Recommendation: The project has set up a good M&E process and tools. It allows gathering information on a regular basis thus enabling adequate monitoring. However, UN Women China is encouraged to think how to include more indicators that gauge unquantifiable aspects such as ‘capacity built and used’, ‘knowledge acquired and used’, and indicators of change to track the extent to which an intervention is producing the changes anticipated in the results chain. UN Women China is encouraged to recruit a M&E specialist, who would work with the provincial levels and the RP to streamline the approach. The expected project results and outcomes are complex processes involving many moving parts. A list of quantitative indicators (no matter how well formulated) is never going to gauge such complex processes and will always tend to collapse multiple aspects into simple-to-track numerical indicators. Therefore, the recommendation is to consider a twin- track approach to monitoring and reporting. (Findings 11, 16).
Management Response: The office has hired a M&E specialist, who has started to work since December 2021.
Description:
Management Response Category: Accepted
Thematic Area: Women economic empowerment (SPs before 2018)

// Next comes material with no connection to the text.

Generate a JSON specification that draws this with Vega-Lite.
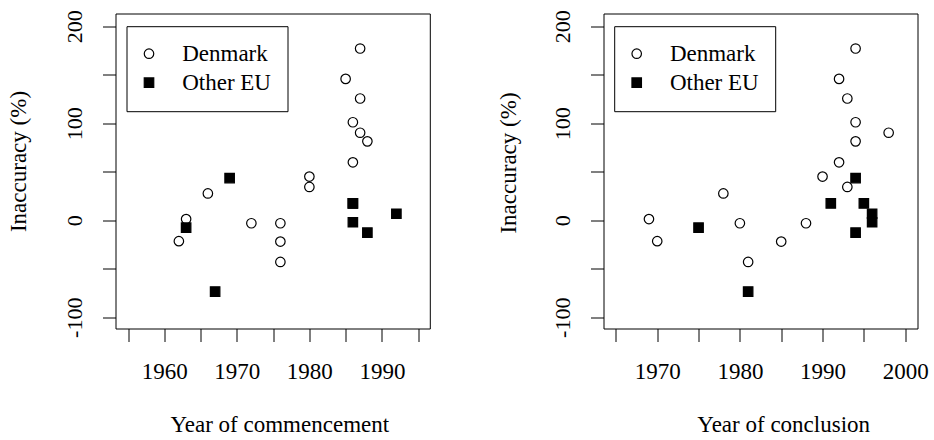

Operating Principles: Oversight/governance, Knowledge management, Capacity development
Organizational Priorities: Agriculture, Climate change, Normative Support, Partnership, UN Coordination
UNEG Criteria: Gender equality, Sustainability, Effectiveness, Efficiency, Relevance
Key Actions
Responsible Deadline Status Comments
Consider a twin- track approach to monitoring and reporting. This connects monitoring the quantitative results and contributions of the Results Framework (Track 1) to monitoring the overall long-term outcomes (Track 2), which are often qualitative or narrative-based. Track 1 will be monitored through the indicators in the Results Framework, while Track 2 will be monitored through the application of the Most Significant Change (MSC) methodology. The MSC approach involves generating and analysing personal accounts of change and deciding which of these accounts is the most significant – and why. MSC is not just about collecting and reporting stories but about having processes to learn from these stories. MSC can be very helpful in explaining HOW change comes about (processes and causal mechanisms) and WHEN (in what situations and contexts). It can therefore be useful to support the development of project theory (theory of change, logic models). As such, Track 2 will capture stories of progress and results – that is, qualitative demonstrations of the impact that the project is having on the ground, to ensure a holistic picture of progress is received over time. These stories could be collected via the project Facebook page or website, creating an open call for members, trainees, and visitors to submit narrative examples of how the project had an impact. UN Women China 2021/12 Completed UN Women China office has hired a M&E specialist, while the project team has a consultant with technical strengths on monitoring and evaluation. Meanwhile, the development and approval of project document will go through regional Project Appraisal Committee for quality control.